#### Aim of the task:
Below are entries to be transcribed exactly; exclude the pictures from the copy.

#### Material provided:

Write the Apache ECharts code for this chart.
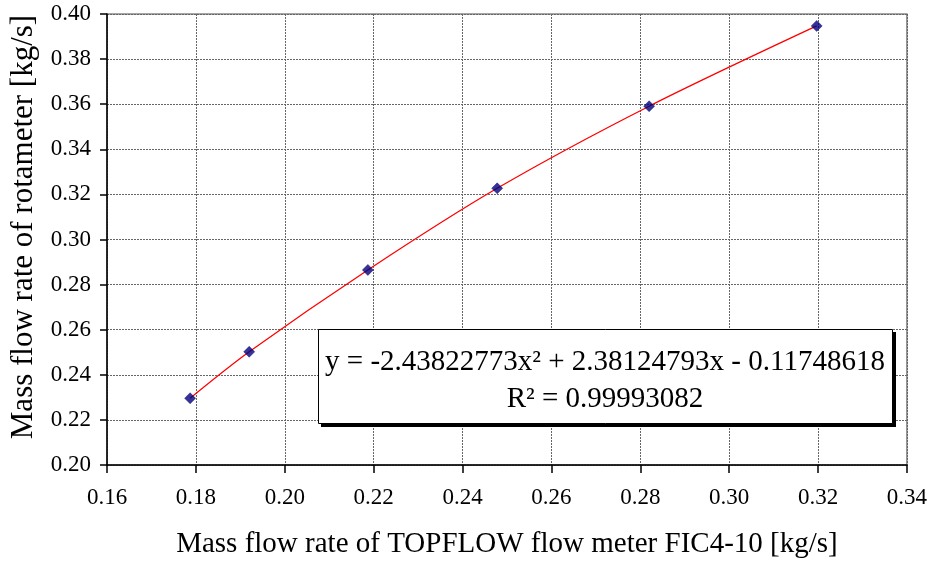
<!DOCTYPE html>
<html>
<head>
<meta charset="utf-8">
<script src="https://cdn.jsdelivr.net/npm/echarts@6/dist/echarts.min.js"></script>
<style>html,body{margin:0;padding:0;background:#fff;}#c{width:930px;height:564px;}</style>
</head>
<body>
<div id="c"></div>
<script>
var xValues = [0.1787, 0.1920, 0.2187, 0.2478, 0.2820, 0.3197];
var yValues = [0.2296, 0.2502, 0.2865, 0.3227, 0.3591, 0.3947];
var xTicks = ['0.16','0.18','0.20','0.22','0.24','0.26','0.28','0.30','0.32','0.34'];
var yTicks = ['0.20','0.22','0.24','0.26','0.28','0.30','0.32','0.34','0.36','0.38','0.40'];
var xTitle = 'Mass flow rate of TOPFLOW flow meter FIC4-10 [kg/s]';
var yTitle = 'Mass flow rate of rotameter [kg/s]';
var eqLine1 = 'y = -2.43822773x\u00B2 + 2.38124793x - 0.11748618';
var eqLine2 = 'R\u00B2 = 0.99993082';

var pts = xValues.map(function (x, i) { return [x, yValues[i]]; });
var FONT = '"Liberation Serif", "Times New Roman", serif';

var chart = echarts.init(document.getElementById('c'));
chart.setOption({
  animation: false,
  backgroundColor: '#fff',
  grid: { left: 107, right: 23, top: 14, bottom: 97, show: true, borderColor: '#888', borderWidth: 1.5, backgroundColor: 'transparent' },
  xAxis: {
    type: 'value', min: 0.16, max: 0.34, interval: 0.02,
    name: xTitle, nameLocation: 'middle', nameGap: 65,
    nameTextStyle: { fontFamily: FONT, fontSize: 29, color: '#000' },
    axisLine: { show: true, onZero: false, lineStyle: { color: '#000', width: 1.5 } },
    axisTick: { show: true, length: 8, lineStyle: { color: '#000', width: 1.5 } },
    axisLabel: { fontFamily: FONT, fontSize: 23, color: '#000', margin: 21,
      formatter: function (v) { var i = Math.round((v - 0.16) / 0.02); return xTicks[i]; } },
    splitLine: { show: true, lineStyle: { color: '#666', width: 1, type: [2, 1] } }
  },
  yAxis: {
    type: 'value', min: 0.20, max: 0.40, interval: 0.02,
    axisLine: { show: true, onZero: false, lineStyle: { color: '#000', width: 1.5 } },
    axisTick: { show: true, length: 7, lineStyle: { color: '#000', width: 1.5 } },
    axisLabel: { fontFamily: FONT, fontSize: 23, color: '#000', margin: 16,
      formatter: function (v) { var i = Math.round((v - 0.20) / 0.02); return yTicks[i]; } },
    splitLine: { show: true, lineStyle: { color: '#666', width: 1, type: [2, 1] } }
  },
  series: [
    {
      type: 'line', data: pts, smooth: 0.3, showSymbol: false,
      lineStyle: { color: '#ff0000', width: 1.3 }, z: 2, silent: true
    },
    {
      type: 'scatter', data: pts, symbol: 'diamond', symbolSize: 11,
      itemStyle: { color: '#000080', borderColor: '#000060', borderWidth: 0.5 }, z: 3
    }
  ],
  graphic: [
    { type: 'text', rotation: Math.PI / 2, x: 24, y: 227, z: 10,
      style: { text: yTitle, font: '31px ' + FONT, fill: '#000', align: 'center', verticalAlign: 'middle' } },
    { type: 'rect', shape: { x: 321, y: 332, width: 575, height: 95 }, style: { fill: '#000' }, z: 10 },
    { type: 'rect', shape: { x: 318.5, y: 329.5, width: 574, height: 94 }, style: { fill: '#fff', stroke: '#000', lineWidth: 1 }, z: 11 },
    { type: 'text', x: 605, y: 362, z: 12,
      style: { text: eqLine1, font: '29px ' + FONT, fill: '#000', align: 'center', verticalAlign: 'middle' } },
    { type: 'text', x: 605, y: 399, z: 12,
      style: { text: eqLine2, font: '29px ' + FONT, fill: '#000', align: 'center', verticalAlign: 'middle' } }
  ]
});
</script>
</body>
</html>
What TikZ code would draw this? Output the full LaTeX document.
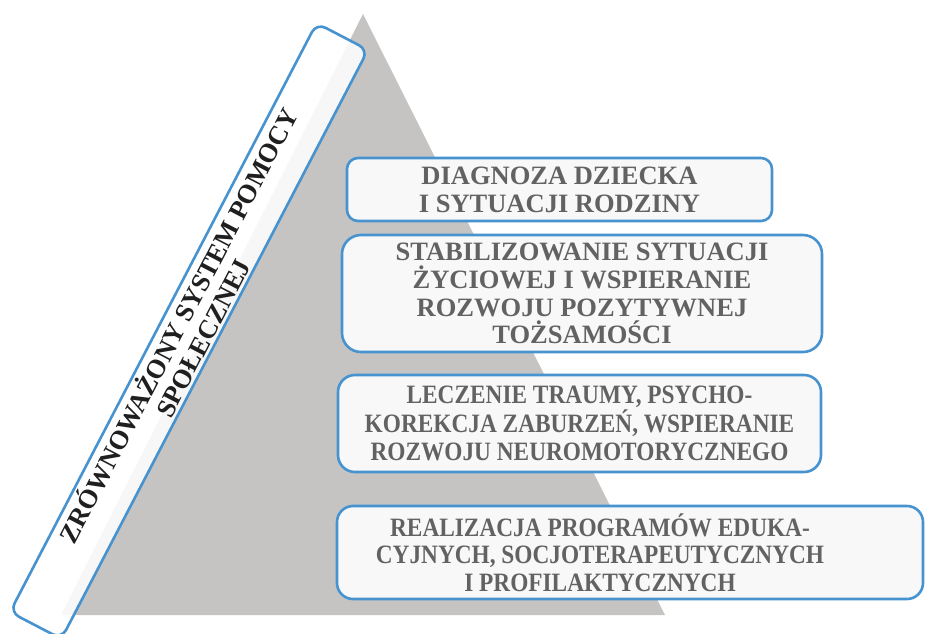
\documentclass[tikz,border=0pt]{standalone}
\usepackage{fontspec}
\setmainfont{Liberation Serif}
\newfontfamily\narrowserif[FakeStretch=0.88]{Liberation Serif}
\definecolor{boxblue}{RGB}{70,147,207}
\definecolor{pyrgray}{RGB}{197,196,195}
\definecolor{labelgray}{RGB}{98,98,98}
\definecolor{boxfill}{RGB}{248,248,248}

\begin{document}
\begin{tikzpicture}
        [
            x                 = 1pt,
            y                 = -1pt,
            stage/.style      = {shape=rectangle, draw=boxblue, line width=2.6pt, fill=boxfill, align=center, inner sep=0pt, text=labelgray},
            stagetext/.style  = {align=center, inner sep=0pt, text=labelgray},
            narrow/.style     = {font=\narrowserif\bfseries\fontsize{26.5}{#1}\selectfont},
            pillar/.style     = {shape=rectangle, draw=boxblue, line width=2.6pt, fill=white, fill opacity=0.88, text opacity=1, rounded corners=10pt, align=center, inner sep=0pt, minimum width=664pt, minimum height=58pt, rotate=62.5, text=black!88},
            every node/.style = {font=\bfseries\fontsize{26.5}{27.7}\selectfont},
            ]
            \useasboundingbox (0,0) rectangle (925,633);
            % pyramid
            \fill [pyrgray] (363,14) -- (61,615) -- (665,615) -- cycle;
            \node [pillar] (system) at (189,331) {ZRÓWNOWAŻONY SYSTEM POMOCY\\SPOŁECZNEJ};
            % levels
            \node [stage, minimum width=425pt, minimum height=63pt, rounded corners=11pt] (diagnosis) at (559.5,189.5) {DIAGNOZA DZIECKA\\I SYTUACJI RODZINY};
            \node [stage, minimum width=480pt, minimum height=117pt, rounded corners=19pt] (stabilizing) at (582,293.5) {STABILIZOWANIE SYTUACJI\\ŻYCIOWEJ I WSPIERANIE\\ROZWOJU POZYTYWNEJ\\TOŻSAMOŚCI};
            \node [stage, narrow=28.5pt, minimum width=483pt, minimum height=97pt, rounded corners=17pt] (therapy) at (579.5,423.5) {LECZENIE TRAUMY, PSYCHO-\\KOREKCJA ZABURZEŃ, WSPIERANIE\\ROZWOJU NEUROMOTORYCZNEGO};
            \node [stage, minimum width=586pt, minimum height=93pt, rounded corners=16pt] (programs) at (630,552.5) {};
            \node [stagetext, narrow=27.5pt] (programstext) at ([xshift=-30pt]programs.center) {REALIZACJA PROGRAMÓW EDUKA-\\CYJNYCH, SOCJOTERAPEUTYCZNYCH\\I PROFILAKTYCZNYCH};
        \end{tikzpicture}
\end{document}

#### Output of the exercise:
Write the Apache ECharts code for this chart.
<!DOCTYPE html>
<html>
<head>
<meta charset="utf-8">
<script src="https://cdn.jsdelivr.net/npm/echarts@6/dist/echarts.min.js"></script>
<style>html,body{margin:0;padding:0;background:#fff;}#c{width:930px;height:564px;}</style>
</head>
<body>
<div id="c"></div>
<script>
var xValues = [0.1787, 0.1920, 0.2187, 0.2478, 0.2820, 0.3197];
var yValues = [0.2296, 0.2502, 0.2865, 0.3227, 0.3591, 0.3947];
var xTicks = ['0.16','0.18','0.20','0.22','0.24','0.26','0.28','0.30','0.32','0.34'];
var yTicks = ['0.20','0.22','0.24','0.26','0.28','0.30','0.32','0.34','0.36','0.38','0.40'];
var xTitle = 'Mass flow rate of TOPFLOW flow meter FIC4-10 [kg/s]';
var yTitle = 'Mass flow rate of rotameter [kg/s]';
var eqLine1 = 'y = -2.43822773x\u00B2 + 2.38124793x - 0.11748618';
var eqLine2 = 'R\u00B2 = 0.99993082';

var pts = xValues.map(function (x, i) { return [x, yValues[i]]; });
var FONT = '"Liberation Serif", "Times New Roman", serif';

var chart = echarts.init(document.getElementById('c'));
chart.setOption({
  animation: false,
  backgroundColor: '#fff',
  grid: { left: 107, right: 23, top: 14, bottom: 97, show: true, borderColor: '#888', borderWidth: 1.5, backgroundColor: 'transparent' },
  xAxis: {
    type: 'value', min: 0.16, max: 0.34, interval: 0.02,
    name: xTitle, nameLocation: 'middle', nameGap: 65,
    nameTextStyle: { fontFamily: FONT, fontSize: 29, color: '#000' },
    axisLine: { show: true, onZero: false, lineStyle: { color: '#000', width: 1.5 } },
    axisTick: { show: true, length: 8, lineStyle: { color: '#000', width: 1.5 } },
    axisLabel: { fontFamily: FONT, fontSize: 23, color: '#000', margin: 21,
      formatter: function (v) { var i = Math.round((v - 0.16) / 0.02); return xTicks[i]; } },
    splitLine: { show: true, lineStyle: { color: '#666', width: 1, type: [2, 1] } }
  },
  yAxis: {
    type: 'value', min: 0.20, max: 0.40, interval: 0.02,
    axisLine: { show: true, onZero: false, lineStyle: { color: '#000', width: 1.5 } },
    axisTick: { show: true, length: 7, lineStyle: { color: '#000', width: 1.5 } },
    axisLabel: { fontFamily: FONT, fontSize: 23, color: '#000', margin: 16,
      formatter: function (v) { var i = Math.round((v - 0.20) / 0.02); return yTicks[i]; } },
    splitLine: { show: true, lineStyle: { color: '#666', width: 1, type: [2, 1] } }
  },
  series: [
    {
      type: 'line', data: pts, smooth: 0.3, showSymbol: false,
      lineStyle: { color: '#ff0000', width: 1.3 }, z: 2, silent: true
    },
    {
      type: 'scatter', data: pts, symbol: 'diamond', symbolSize: 11,
      itemStyle: { color: '#000080', borderColor: '#000060', borderWidth: 0.5 }, z: 3
    }
  ],
  graphic: [
    { type: 'text', rotation: Math.PI / 2, x: 24, y: 227, z: 10,
      style: { text: yTitle, font: '31px ' + FONT, fill: '#000', align: 'center', verticalAlign: 'middle' } },
    { type: 'rect', shape: { x: 321, y: 332, width: 575, height: 95 }, style: { fill: '#000' }, z: 10 },
    { type: 'rect', shape: { x: 318.5, y: 329.5, width: 574, height: 94 }, style: { fill: '#fff', stroke: '#000', lineWidth: 1 }, z: 11 },
    { type: 'text', x: 605, y: 362, z: 12,
      style: { text: eqLine1, font: '29px ' + FONT, fill: '#000', align: 'center', verticalAlign: 'middle' } },
    { type: 'text', x: 605, y: 399, z: 12,
      style: { text: eqLine2, font: '29px ' + FONT, fill: '#000', align: 'center', verticalAlign: 'middle' } }
  ]
});
</script>
</body>
</html>
What TikZ code would draw this? Output the full LaTeX document.
\documentclass[tikz,border=0pt]{standalone}
\usepackage{fontspec}
\setmainfont{Liberation Serif}
\newfontfamily\narrowserif[FakeStretch=0.88]{Liberation Serif}
\definecolor{boxblue}{RGB}{70,147,207}
\definecolor{pyrgray}{RGB}{197,196,195}
\definecolor{labelgray}{RGB}{98,98,98}
\definecolor{boxfill}{RGB}{248,248,248}

\begin{document}
\begin{tikzpicture}
        [
            x                 = 1pt,
            y                 = -1pt,
            stage/.style      = {shape=rectangle, draw=boxblue, line width=2.6pt, fill=boxfill, align=center, inner sep=0pt, text=labelgray},
            stagetext/.style  = {align=center, inner sep=0pt, text=labelgray},
            narrow/.style     = {font=\narrowserif\bfseries\fontsize{26.5}{#1}\selectfont},
            pillar/.style     = {shape=rectangle, draw=boxblue, line width=2.6pt, fill=white, fill opacity=0.88, text opacity=1, rounded corners=10pt, align=center, inner sep=0pt, minimum width=664pt, minimum height=58pt, rotate=62.5, text=black!88},
            every node/.style = {font=\bfseries\fontsize{26.5}{27.7}\selectfont},
            ]
            \useasboundingbox (0,0) rectangle (925,633);
            % pyramid
            \fill [pyrgray] (363,14) -- (61,615) -- (665,615) -- cycle;
            \node [pillar] (system) at (189,331) {ZRÓWNOWAŻONY SYSTEM POMOCY\\SPOŁECZNEJ};
            % levels
            \node [stage, minimum width=425pt, minimum height=63pt, rounded corners=11pt] (diagnosis) at (559.5,189.5) {DIAGNOZA DZIECKA\\I SYTUACJI RODZINY};
            \node [stage, minimum width=480pt, minimum height=117pt, rounded corners=19pt] (stabilizing) at (582,293.5) {STABILIZOWANIE SYTUACJI\\ŻYCIOWEJ I WSPIERANIE\\ROZWOJU POZYTYWNEJ\\TOŻSAMOŚCI};
            \node [stage, narrow=28.5pt, minimum width=483pt, minimum height=97pt, rounded corners=17pt] (therapy) at (579.5,423.5) {LECZENIE TRAUMY, PSYCHO-\\KOREKCJA ZABURZEŃ, WSPIERANIE\\ROZWOJU NEUROMOTORYCZNEGO};
            \node [stage, minimum width=586pt, minimum height=93pt, rounded corners=16pt] (programs) at (630,552.5) {};
            \node [stagetext, narrow=27.5pt] (programstext) at ([xshift=-30pt]programs.center) {REALIZACJA PROGRAMÓW EDUKA-\\CYJNYCH, SOCJOTERAPEUTYCZNYCH\\I PROFILAKTYCZNYCH};
        \end{tikzpicture}
\end{document}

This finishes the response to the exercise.